Vector spaces, bases, and dimension. Linear operators, quadratic forms, and their matrix representations. Eigenvalues, eigenvectors, diagonalizability, Jordan and other canonical forms. Applications to systems of linear differential equations.
The main source of course material in this department is the World Wide
Web. The department home page is
http://www.math.rutgers.edu
That page has links to Course materials, which shows a page with
links to individual courses. Many courses, including this one, have
pointers to several years of course archives. Here is a link to last summer's page. This course has been
stable for several years. However, you can expect minor revisions
in the supplements, and some new homework exercises.
I also have a personal home page that you can reach by following the Faculty link on the department page.
The pace of the course will be enforced by a short (of duration no more than 45 minutes) exam each week. These exams will be given at the start of the period on Tuesday, July 2 and 9, and on Monday, July 15, 22, and 29.

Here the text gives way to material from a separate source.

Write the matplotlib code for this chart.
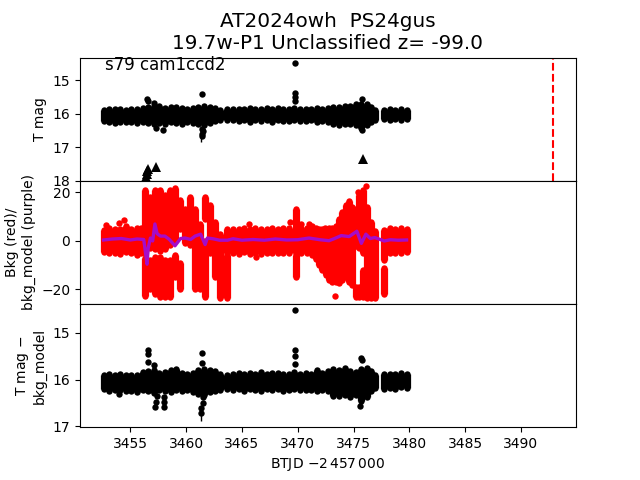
import matplotlib
matplotlib.use('Agg')
import matplotlib.pyplot as plt

# T mag band
mag_t = [3452.6, 3453.1, 3453.6, 3454.1, 3454.6, 3455.1, 3455.6, 3456.1, 3456.6, 3457.1, 3457.6,
         3458.1, 3458.6, 3459.1, 3459.6, 3460.1, 3460.6, 3461.1, 3461.6, 3462.1, 3462.6, 3463.0,
         3463.7, 3464.2, 3464.7, 3465.2, 3465.7, 3466.2, 3466.7, 3467.2, 3467.7, 3468.2, 3468.7,
         3469.2, 3469.7, 3470.2, 3470.7, 3471.2, 3471.7, 3472.2, 3472.7, 3473.2, 3473.7, 3474.2,
         3474.7, 3475.2, 3475.7, 3476.2, 3476.6, 3476.9,
         3477.75, 3478.25, 3478.75, 3479.25, 3479.75]
mag_hi = [15.88, 15.85, 15.87, 15.85, 15.88, 15.86, 15.86, 15.82, 15.8, 15.76, 15.78,
          15.82, 15.8, 15.8, 15.82, 15.85, 15.84, 15.8, 15.78, 15.8, 15.83, 15.88,
          15.87, 15.85, 15.86, 15.87, 15.84, 15.87, 15.85, 15.84, 15.86, 15.84, 15.85,
          15.86, 15.83, 15.86, 15.85, 15.87, 15.83, 15.86, 15.84, 15.8, 15.8, 15.78,
          15.76, 15.72, 15.7, 15.72, 15.8, 15.88,
          15.88, 15.86, 15.88, 15.87, 15.88]
mag_lo = [16.22, 16.24, 16.28, 16.24, 16.25, 16.26, 16.28, 16.25, 16.28, 16.32, 16.27,
          16.3, 16.25, 16.28, 16.3, 16.25, 16.27, 16.32, 16.35, 16.28, 16.22, 16.2,
          16.18, 16.18, 16.21, 16.2, 16.24, 16.2, 16.22, 16.2, 16.24, 16.2, 16.22,
          16.22, 16.2, 16.22, 16.22, 16.2, 16.24, 16.22, 16.24, 16.32, 16.35, 16.3,
          16.32, 16.34, 16.42, 16.35, 16.25, 16.18,
          16.15, 16.18, 16.15, 16.18, 16.15]
mag_out_t = [3456.5, 3456.6, 3457.15, 3457.3, 3457.95, 3461.4, 3461.45, 3461.5, 3461.4, 3461.4,
             3469.78, 3469.78, 3469.78, 3469.78, 3475.76, 3475.8]
mag_out = [15.55, 15.62, 15.68, 16.43, 16.5, 15.42, 16.45, 16.52, 16.68, 16.6,
           14.5, 15.38, 15.5, 15.62, 15.55, 16.48]

# upper limits, triangles
lim_t = [3456.4, 3456.45, 3456.5, 3456.55, 3457.33, 3475.88]
lim_mag = [17.9, 17.8, 17.72, 17.65, 17.58, 17.35]

# background, (t, lo, hi) columns
bkg_t = [3452.6, 3453.1, 3453.6, 3454.1, 3454.6, 3455.1, 3455.6, 3456.0,
         3456.3, 3456.3, 3456.75, 3456.75, 3457.2, 3457.2, 3457.65, 3457.65, 3458.1, 3458.1,
         3458.55, 3458.55, 3459.0, 3459.0, 3459.45, 3459.45, 3459.9, 3460.35, 3460.8,
         3461.25, 3461.7, 3461.7, 3462.15, 3462.6, 3463.0, 3463.7, 3463.7,
         3464.2, 3464.7, 3465.2, 3465.7, 3466.2, 3466.7, 3467.2, 3467.7, 3468.2, 3468.7, 3469.2,
         3469.8, 3469.8, 3470.3, 3470.8, 3471.3, 3471.6, 3471.9, 3472.2, 3472.5, 3472.8,
         3473.1, 3473.4, 3473.7, 3474.0, 3474.3, 3474.6, 3474.9, 3475.2, 3475.2, 3475.5, 3475.5,
         3475.85, 3475.85, 3476.2, 3476.6, 3476.9,
         3477.75, 3477.75, 3478.25, 3478.75, 3479.25, 3479.75]
bkg_lo = [-4.5, -5.0, -4.8, -5.2, -4.6, -5.0, -5.6, -5.0,
          -22.5, -5, -20, -3, -22, -3.5, -23, -4, -23, -3.5,
          -23, -1.5, -15, 0, -20, 5, -1, -1.5, -20,
          -20, -23, 9, -5, -15, -23.5, -23.5, -5,
          -4.8, -5.4, -4.6, -5.2, -4.8, -5.4, -4.8, -5.0, -4.8, -5.0, -4.8,
          -15, -4.8, -4.8, -5.0, -6, -7.5, -10, -12, -14, -16,
          -17, -17, -17.5, -16, -15, -17, -18, -23, -2, -23, -3,
          -23, -5, -23.5, -23.5, -23.5,
          -22, -8, -4.8, -5.0, -4.8, -4.6]
bkg_hi = [4.6, 5.2, 4.8, 5.0, 6.2, 5.0, 5.2, 5.4,
          -7, 21, -8, 18, -6.5, 21, -6.5, 21, -8, 19,
          -8, 21, -6, 22, -9, 17, 13, 18, 13,
          7, -0, 18, 15, 8, 3, -6, 5,
          5.0, 4.8, 5.2, 5.0, 5.2, 4.8, 5.0, 5.2, 5.0, 5.5, 5.2,
          -6, 13, 5.5, 5.4, 6.0, 5.4, 5.0, 5.0, 5.0, 5.4,
          5.4, 6.0, 9, 12, 15, 16.5, 14, -19, 13, -19, 19,
          -12, 21, 14, 8, 4,
          -11, 4.5, 5.2, 5.0, 5.5, 5.0]
bkg_out_t = [3452.8, 3454.0, 3454.4, 3465.6, 3466.3, 3469.3, 3470.3, 3471.05, 3472.4, 3473.3, 3476.1, 3475.4]
bkg_out = [6.6, 7.5, 8.6, 6.9, -6.6, 7.8, 6.9, 6.9, 5.5, -22.6, 22.6, 20]

# model background, purple line
model_t = [3452.6, 3453.4, 3454.2, 3455.0, 3455.6, 3456.2, 3456.5, 3456.6, 3456.8, 3457.0, 3457.2, 3457.4,
           3457.7, 3458.1, 3458.5, 3459.0, 3459.5, 3459.9, 3460.4, 3460.8, 3461.3, 3461.7, 3461.9,
           3462.4, 3463.0, 3463.7, 3464.2, 3465.0, 3466.0, 3467.0, 3468.0, 3469.0, 3470.0,
           3471.0, 3472.0, 3472.8, 3473.3, 3473.9, 3474.6, 3475.3, 3475.7, 3476.1, 3476.5, 3476.9,
           3477.75, 3478.3, 3479.0, 3479.75]
model_v = [0.4, 0.8, 1.0, 0.4, 0.8, 0.6, -9.6, -3.0, 1.2, 0.0, 7.0, 3.0,
           2.0, 2.0, 0.6, -2.0, 1.0, 1.2, 0.6, 2.0, 2.8, -1.5, 1.2,
           0.9, 0.3, 0.3, 0.9, 0.3, 0.6, 0.3, 0.8, 0.4, 0.5,
           1.2, 0.5, 0.1, 1.0, 2.2, 1.8, 4.0, -1.0, 2.8, 1.0, 1.4,
           0.0, 0.5, 0.3, 0.4]

# difference band, bottom panel
diff_t = mag_t
diff_hi = [15.9, 15.88, 15.9, 15.88, 15.9, 15.9, 15.9, 15.84, 15.82, 15.8, 15.85,
           15.83, 15.8, 15.78, 15.85, 15.87, 15.85, 15.8, 15.78, 15.8, 15.82, 15.88,
           15.9, 15.88, 15.86, 15.88, 15.86, 15.87, 15.83, 15.87, 15.86, 15.85, 15.88,
           15.87, 15.84, 15.87, 15.86, 15.88, 15.8, 15.86, 15.82, 15.78, 15.8, 15.76,
           15.82, 15.84, 15.78, 15.76, 15.82, 15.9,
           15.88, 15.87, 15.88, 15.86, 15.88]
diff_lo = [16.2, 16.24, 16.22, 16.22, 16.25, 16.24, 16.26, 16.22, 16.25, 16.28, 16.22,
           16.25, 16.26, 16.22, 16.24, 16.22, 16.26, 16.3, 16.34, 16.26, 16.24, 16.22,
           16.2, 16.22, 16.2, 16.24, 16.2, 16.22, 16.24, 16.2, 16.22, 16.2, 16.25,
           16.22, 16.2, 16.22, 16.23, 16.22, 16.25, 16.22, 16.25, 16.35, 16.36, 16.34,
           16.38, 16.34, 16.45, 16.38, 16.25, 16.18,
           16.2, 16.18, 16.2, 16.16, 16.18]
diff_out_t = [3454.0, 3456.55, 3456.55, 3456.6, 3457.15, 3457.35, 3457.3, 3457.25, 3458.0, 3458.0, 3458.0,
              3461.4, 3461.45, 3461.5, 3461.5, 3461.35, 3461.35,
              3469.78, 3469.78, 3469.78, 3469.78, 3475.7, 3475.78, 3475.55]
diff_out = [16.3, 15.36, 15.46, 15.63, 15.68, 16.36, 16.48, 16.58, 16.38, 16.48, 16.58,
            15.44, 15.64, 16.38, 16.5, 16.71, 16.6,
            14.5, 15.36, 15.5, 15.66, 15.53, 15.58, 16.57]

# error whiskers on the faintest points
mag_err_t = 3461.35
mag_err = (16.68, 16.84)
diff_err = (16.71, 16.89)

band_ms = 4.6
vline_t = 3492.9
model_color = '#a50cc8'


def draw_band(ax, t, lo, hi, color):
    # columns wider than the point spacing so the band closes up
    ax.vlines(t, lo, hi, color=color, lw=5.2)
    ax.plot(t, lo, 'o', color=color, ms=band_ms, mew=0)
    ax.plot(t, hi, 'o', color=color, ms=band_ms, mew=0)


fig, (ax1, ax2, ax3) = plt.subplots(3, 1, sharex=True)
fig.subplots_adjust(hspace=0)

# top panel
draw_band(ax1, mag_t, mag_lo, mag_hi, 'k')
ax1.plot(mag_out_t, mag_out, 'o', color='k', ms=band_ms, mew=0)
ax1.vlines(mag_err_t, mag_err[0], mag_err[1], color='k', lw=1)
ax1.plot(lim_t, lim_mag, '^', color='k', ms=6.5, mew=0)
ax1.axvline(vline_t, color='r', ls='--')
ax1.set_ylim(18.0, 14.33)
ax1.set_yticks([15, 16, 17, 18])
ax1.set_ylabel('T mag')
ax1.text(3452.75, 14.55, 's79 cam1ccd2', fontsize=12, va='center')
ax1.set_title('AT2024owh  PS24gus\n19.7w-P1 Unclassified z= -99.0', fontsize=14.4)
ax1.tick_params(axis='x', length=0)

# background panel
draw_band(ax2, bkg_t, bkg_lo, bkg_hi, 'r')
ax2.plot(bkg_out_t, bkg_out, 'o', color='r', ms=band_ms, mew=0)
ax2.plot(model_t, model_v, color=model_color, lw=2.4)
ax2.set_ylim(-26, 24.8)
ax2.set_yticks([-20, 0, 20])
ax2.set_ylabel('Bkg (red)/\nbkg_model (purple)')
ax2.tick_params(axis='x', length=0)

# bottom panel
draw_band(ax3, diff_t, diff_lo, diff_hi, 'k')
ax3.plot(diff_out_t, diff_out, 'o', color='k', ms=band_ms, mew=0)
ax3.vlines(mag_err_t, diff_err[0], diff_err[1], color='k', lw=1)
ax3.set_ylim(17.02, 14.38)
ax3.set_yticks([15, 16, 17])
ax3.set_ylabel('T mag $-$\nbkg_model')
ax3.set_xlim(3450.49, 3494.93)
ax3.set_xticks([3455, 3460, 3465, 3470, 3475, 3480, 3485, 3490])
ax3.set_xlabel(r'BTJD $-2\,457\,000$')

plt.savefig('out.png')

Homework will be collected two class meetings after it is assigned. The homework will be graded. In the case of short exercises from the textbook, the grade will mostly serve to identify additional work that should be done prior to the exam. A few longer calculations from supplementary notes will be assigned, and these will be given more weight since they are likely to be the only graded work on that topic. The class exams will concentrate on material from the textbook exercises.
Thursday, July 4 is a holiday. The University will be closed and no class will meet on that day.

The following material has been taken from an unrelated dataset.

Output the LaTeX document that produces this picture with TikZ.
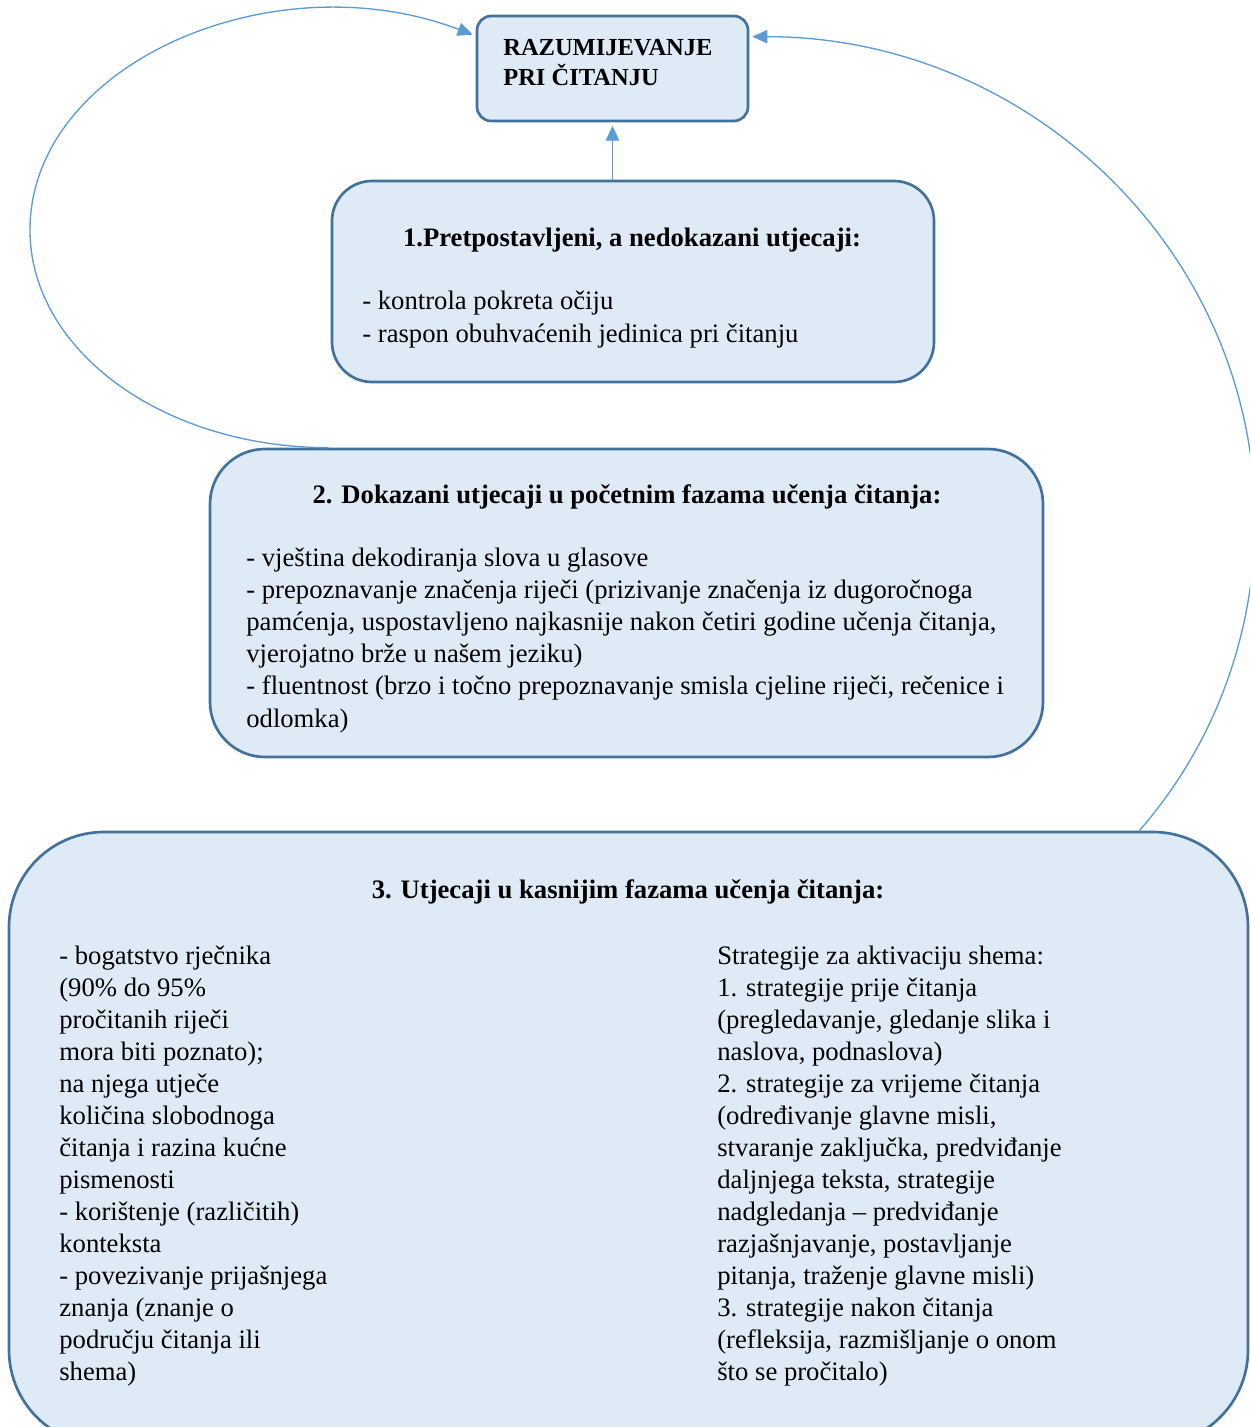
\documentclass[tikz,border=0pt]{standalone}
\usepackage{fontspec}
\setmainfont{Liberation Serif}
\usetikzlibrary{arrows.meta,calc,fit}

\definecolor{boxfill}{HTML}{DEEBF7}
\definecolor{boxline}{HTML}{41719C}
\definecolor{linkblue}{HTML}{5B9BD5}

\tikzset{
  box/.style={draw=boxline, fill=boxfill, line width=1.6pt, inner sep=0pt},
  txt/.style={inner sep=0pt, align=left, font=\fontsize{16}{19.3}\selectfont},
  head/.style={txt, font=\fontsize{16}{19.3}\selectfont\bfseries},
  link/.style={draw=linkblue, line width=0.8pt, -{Triangle[length=9pt,width=8pt]}}
}

\begin{document}
\begin{tikzpicture}[x=0.6pt,y=-0.6pt]

\useasboundingbox (0,0) rectangle (1250,1427);
\clip (0,0) rectangle (1250,1427);

% Boxes
\node[box, rounded corners=8.5pt, fit={(477,16) (748,121)}] (top) {};
\node[box, rounded corners=24pt, fit={(332,181) (934,382)}] (infl1) {};
\node[box, rounded corners=33pt, fit={(210,449) (1043,757)}] (infl2) {};
\node[box, rounded corners=57pt, fit={(9,832) (1248,1445)}] (infl3) {};

% Turning points of the loops
\coordinate (lturn) at (30,230);
\coordinate (rturn) at (1255,520);

% Arrows
\draw[link, shorten >=2pt] (top.south |- infl1.north) -- (top.south);
\draw[link] ($(infl2.north west)+(120,0)$) .. controls +(-166,0) and +(0,120) .. (lturn)
  .. controls +(0,-166) and +(-200,-76) .. ($(top.north west)+(-3,20)$);
\draw[link] ($(infl3.north east)+(-110,0)$) .. controls +(76,-87) and +(0,113) .. (rturn)
  .. controls +(0,-266) and +(279,0) .. ($(top.north east)+(3,22)$);

% Labels (base = baseline of the last line)
\node[head, font=\fontsize{14.7}{18}\selectfont\bfseries, anchor=base west] (toptxt) at (503,85) {RAZUMIJEVANJE\\PRI ČITANJU};

\node[head, anchor=base] (t1) at (632,246) {1.Pretpostavljeni, a nedokazani utjecaji:};
\node[txt, anchor=base west] (b1) at (362,342) {- kontrola pokreta očiju\\
- raspon obuhvaćenih jedinica pri čitanju};

\node[head, anchor=base] (t2) at (627,503) {2. Dokazani utjecaji u početnim fazama učenja čitanja:};
\node[txt, anchor=base west] (b2) at (246,727) {- vještina dekodiranja slova u glasove\\
- prepoznavanje značenja riječi (prizivanje značenja iz dugoročnoga\\
pamćenja, uspostavljeno najkasnije nakon četiri godine učenja čitanja,\\
vjerojatno brže u našem jeziku)\\
- fluentnost (brzo i točno prepoznavanje smisla cjeline riječi, rečenice i\\
odlomka)};

\node[head, anchor=base] (t3) at (628,898) {3. Utjecaji u kasnijim fazama učenja čitanja:};
\node[txt, font=\fontsize{16}{19.2}\selectfont, anchor=base west] (left3) at (59,1380) {- bogatstvo rječnika\\
(90\% do 95\%\\
pročitanih riječi\\
mora biti poznato);\\
na njega utječe\\
količina slobodnoga\\
čitanja i razina kućne\\
pismenosti\\
- korištenje (različitih)\\
konteksta\\
- povezivanje prijašnjega\\
znanja (znanje o\\
području čitanja ili\\
shema)};
\node[txt, font=\fontsize{16}{19.2}\selectfont, anchor=base west] (right3) at (717,1380) {Strategije za aktivaciju shema:\\
1. strategije prije čitanja\\
(pregledavanje, gledanje slika i\\
naslova, podnaslova)\\
2. strategije za vrijeme čitanja\\
(određivanje glavne misli,\\
stvaranje zaključka, predviđanje\\
daljnjega teksta, strategije\\
nadgledanja – predviđanje\\
razjašnjavanje, postavljanje\\
pitanja, traženje glavne misli)\\
3. strategije nakon čitanja\\
(refleksija, razmišljanje o onom\\
što se pročitalo)};

\end{tikzpicture}
\end{document}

There will be a three hour final exam in the last class meeting on Thursday, August 1. On that day, class will start at 6 PM and end at 9 PM.

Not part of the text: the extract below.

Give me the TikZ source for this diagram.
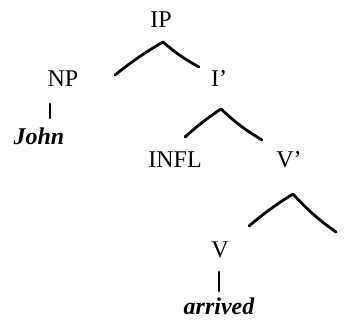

Prior exposure to Linear Algebra at the Undergraduate level is expected, allowing the course to begin with Section 3.6 of the text. This section gives a quick review of the topics in such a course.
A separate page contains a table showing lecture topics and homework assigned.
The
graph shows a comparison of class work (homework and class exams) and
the score on the final exam. A view of clusters of grades gives a
better picture of work in the course than a simple average. Ten
grades of A and 6 grades of B+ were assigned, along with one grade
entered as F. Although two of the B+ grades look lower than the
cluster of four, the difference is almost entirely accounted for by
weakness in the homework that was corrected on exams.